**Task to complete**
Repeat the material exactly from its first line to the line that includes "yscale = alt.Scale(domain=[30, 80], nice=False, zero=False)". Skip pictures.

**Material provided**

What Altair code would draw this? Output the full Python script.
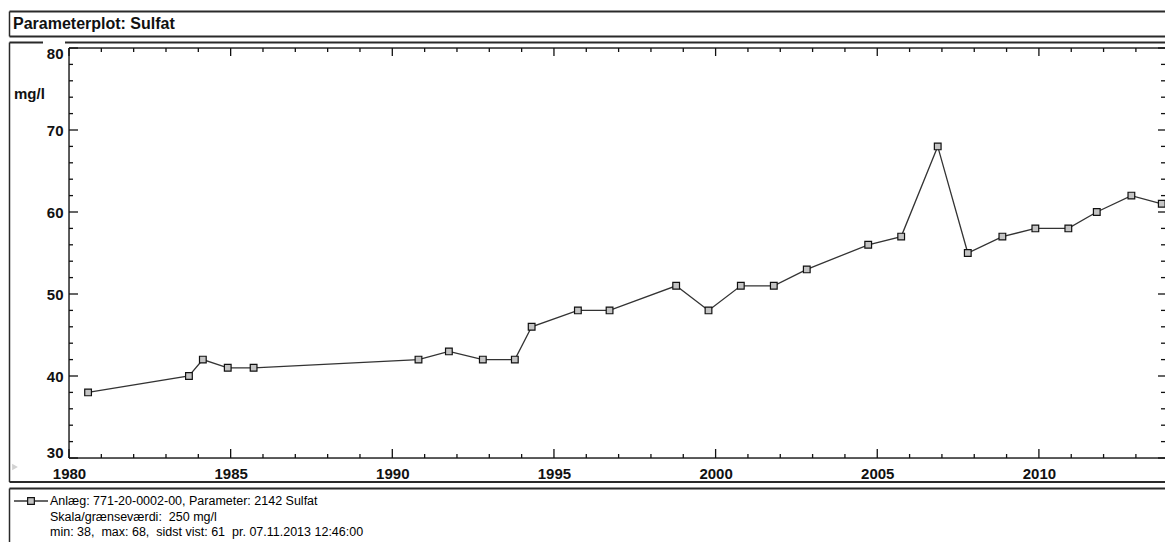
import altair as alt
import pandas as pd

# ---------------- data ----------------
years = [1980.59, 1983.71, 1984.14, 1984.91, 1985.71, 1990.81, 1991.75, 1992.80,
         1993.79, 1994.31, 1995.74, 1996.72, 1998.78, 1999.78, 2000.78, 2001.80,
         2002.82, 2004.72, 2005.74, 2006.87, 2007.80, 2008.87, 2009.89, 2010.91,
         2011.79, 2012.86, 2013.80]
sulfat = [38, 40, 42, 41, 41, 42, 43, 42, 42, 46, 48, 48, 51, 48, 51, 51, 53, 56,
          57, 68, 55, 57, 58, 58, 60, 62, 61]

x_label_values = [1980, 1985, 1990, 1995, 2000, 2005, 2010]
x_minor_ticks = [1981, 1982, 1983, 1984, 1986, 1987, 1988, 1989, 1991, 1992, 1993,
                 1994, 1996, 1997, 1998, 1999, 2001, 2002, 2003, 2004, 2006, 2007,
                 2008, 2009, 2011, 2012, 2013]
y_label_values = [30, 40, 50, 60, 70, 80]
y_minor_ticks = [32, 34, 36, 38, 42, 44, 46, 48, 52, 54, 56, 58, 62, 64, 66, 68,
                 72, 74, 76, 78]

title_text = ["Parameterplot: Sulfat"]
unit_text = ["mg/l"]
legend_lines = ["Anlæg: 771-20-0002-00, Parameter: 2142 Sulfat",
                "Skala/grænseværdi:\u00a0 250 mg/l",
                "min: 38,\u00a0 max: 68,\u00a0 sidst vist: 61\u00a0 pr. 07.11.2013 12:46:00"]

# ---------------- layout ----------------
W, H = 1096, 410
FONT = "Liberation Sans"
FRAME = "#2a2a2a"
TXT = "#111111"
LINE = "#333333"
SQ_FILL = "#c4c4c4"

df = pd.DataFrame({"year": years, "value": sulfat})
one = pd.DataFrame({"k": [0]})

xscale = alt.Scale(domain=[1980, 2013.9], nice=False, zero=False)
yscale = alt.Scale(domain=[30, 80], nice=False, zero=False)

x_axis = alt.Axis(values=x_label_values, format="d", ticks=False, tickSize=0, domain=False,
                  grid=False, labelFont=FONT, labelFontSize=15, labelFontWeight="bold",
                  labelColor=TXT, labelPadding=8, labelFlush=False, labelOverlap=False, title=None)
y_axis = alt.Axis(values=y_label_values, ticks=False, tickSize=0, domain=False, grid=False,
                  labelFont=FONT, labelFontSize=15, labelFontWeight="bold", labelColor=TXT,
                  labelPadding=6, labelFlush=True, labelFlushOffset=2, labelOverlap=False,
                  title=None)


def hline(x1, x2, y, w=1.5, color=FRAME):
    return alt.Chart(one).mark_rule(color=color, strokeWidth=w).encode(
        x=alt.value(x1), x2=alt.value(x2), y=alt.value(y))


def vline(x, y1, y2, w=1.5, color=FRAME):
    return alt.Chart(one).mark_rule(color=color, strokeWidth=w).encode(
        x=alt.value(x), y=alt.value(y1), y2=alt.value(y2))


def xticks(vals, y1, y2):
    return alt.Chart(pd.DataFrame({"year": vals})).mark_rule(color="#111", strokeWidth=1.3).encode(
        x=alt.X("year:Q", scale=xscale, axis=x_axis), y=alt.value(y1), y2=alt.value(y2))


def yticks(vals, x1, x2):
    return alt.Chart(pd.DataFrame({"value": vals})).mark_rule(color="#111", strokeWidth=1.3).encode(
        y=alt.Y("value:Q", scale=yscale, axis=y_axis), x=alt.value(x1), x2=alt.value(x2))


base = alt.Chart(df).encode(
    x=alt.X("year:Q", scale=xscale, axis=x_axis),
    y=alt.Y("value:Q", scale=yscale, axis=y_axis),
)
line = base.mark_line(color=LINE, strokeWidth=1.3)
points = base.mark_point(shape="square", filled=True, fill=SQ_FILL, stroke="#111",
                         strokeWidth=1.2, size=45, opacity=1)

# plot frame (left, top, bottom)
frame = [hline(0, W, 0), hline(0, W, H), vline(0, 0, H)]
ticks = [
    xticks(x_minor_ticks, H, H - 4), xticks(x_label_values, H, H - 9),
    xticks(x_minor_ticks, 0, 4), xticks(x_label_values, 0, 8),
    yticks(y_minor_ticks, 0, 4), yticks(y_label_values, 0, 9),
    yticks(y_minor_ticks, W, W - 4), yticks(y_label_values, W, W - 7),
]

# outer boxes
boxes = [
    hline(-59.5, W, -36.5, 2), hline(-59.5, W, -11.5, 2), vline(-59.5, -36.5, -11.5),
    hline(-59.5, -26, -5.5, 2), hline(-4, W, -5.5, 2), vline(-59.5, -5.5, 434),
    hline(-59.5, W, 434, 2),
    hline(-59.5, W, 440.5, 2), vline(-59.5, 440.5, 494),
]

title = alt.Chart(pd.DataFrame({"t": title_text})).mark_text(
    font=FONT, fontSize=16, fontWeight="bold", color=TXT, align="left", baseline="alphabetic"
).encode(x=alt.value(-56), y=alt.value(-19), text="t:N")

unit = alt.Chart(pd.DataFrame({"t": unit_text})).mark_text(
    font=FONT, fontSize=15, fontWeight="bold", color=TXT, align="left", baseline="alphabetic"
).encode(x=alt.value(-55), y=alt.value(51), text="t:N")

arrow = alt.Chart(one).mark_point(shape="triangle-right", filled=True, color="#d2d2d2",
                                  size=45, opacity=1).encode(x=alt.value(-54), y=alt.value(419))

leg_line = hline(-55, -21, 453, 1.3, LINE)
leg_sq = alt.Chart(one).mark_point(shape="square", filled=True, fill=SQ_FILL, stroke="#111",
                                   strokeWidth=1.2, size=45, opacity=1).encode(
    x=alt.value(-38), y=alt.value(453))

leg_texts = []
for txt, yy in zip(legend_lines, [457, 473, 488]):
    leg_texts.append(
        alt.Chart(pd.DataFrame({"t": [txt]})).mark_text(
            font=FONT, fontSize=12.5, color="#000", align="left", baseline="alphabetic",
            fontWeight=500
        ).encode(x=alt.value(-19), y=alt.value(yy), text="t:N")
    )

chart = alt.layer(
    *boxes, *frame, *ticks, line, points, title, unit, arrow, leg_line, leg_sq, *leg_texts
).properties(
    width=W, height=H,
    autosize=alt.AutoSizeParams(type="none"),
    padding={"left": 61, "top": 40, "right": 0, "bottom": 84},
).configure_view(stroke=None).configure(background="white")

chart.save("out.html", embed_options={"renderer": "svg", "actions": False})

**Output for this exercise**
What Altair code would draw this? Output the full Python script.
import altair as alt
import pandas as pd

# ---------------- data ----------------
years = [1980.59, 1983.71, 1984.14, 1984.91, 1985.71, 1990.81, 1991.75, 1992.80,
         1993.79, 1994.31, 1995.74, 1996.72, 1998.78, 1999.78, 2000.78, 2001.80,
         2002.82, 2004.72, 2005.74, 2006.87, 2007.80, 2008.87, 2009.89, 2010.91,
         2011.79, 2012.86, 2013.80]
sulfat = [38, 40, 42, 41, 41, 42, 43, 42, 42, 46, 48, 48, 51, 48, 51, 51, 53, 56,
          57, 68, 55, 57, 58, 58, 60, 62, 61]

x_label_values = [1980, 1985, 1990, 1995, 2000, 2005, 2010]
x_minor_ticks = [1981, 1982, 1983, 1984, 1986, 1987, 1988, 1989, 1991, 1992, 1993,
                 1994, 1996, 1997, 1998, 1999, 2001, 2002, 2003, 2004, 2006, 2007,
                 2008, 2009, 2011, 2012, 2013]
y_label_values = [30, 40, 50, 60, 70, 80]
y_minor_ticks = [32, 34, 36, 38, 42, 44, 46, 48, 52, 54, 56, 58, 62, 64, 66, 68,
                 72, 74, 76, 78]

title_text = ["Parameterplot: Sulfat"]
unit_text = ["mg/l"]
legend_lines = ["Anlæg: 771-20-0002-00, Parameter: 2142 Sulfat",
                "Skala/grænseværdi:\u00a0 250 mg/l",
                "min: 38,\u00a0 max: 68,\u00a0 sidst vist: 61\u00a0 pr. 07.11.2013 12:46:00"]

# ---------------- layout ----------------
W, H = 1096, 410
FONT = "Liberation Sans"
FRAME = "#2a2a2a"
TXT = "#111111"
LINE = "#333333"
SQ_FILL = "#c4c4c4"

df = pd.DataFrame({"year": years, "value": sulfat})
one = pd.DataFrame({"k": [0]})

xscale = alt.Scale(domain=[1980, 2013.9], nice=False, zero=False)
yscale = alt.Scale(domain=[30, 80], nice=False, zero=False)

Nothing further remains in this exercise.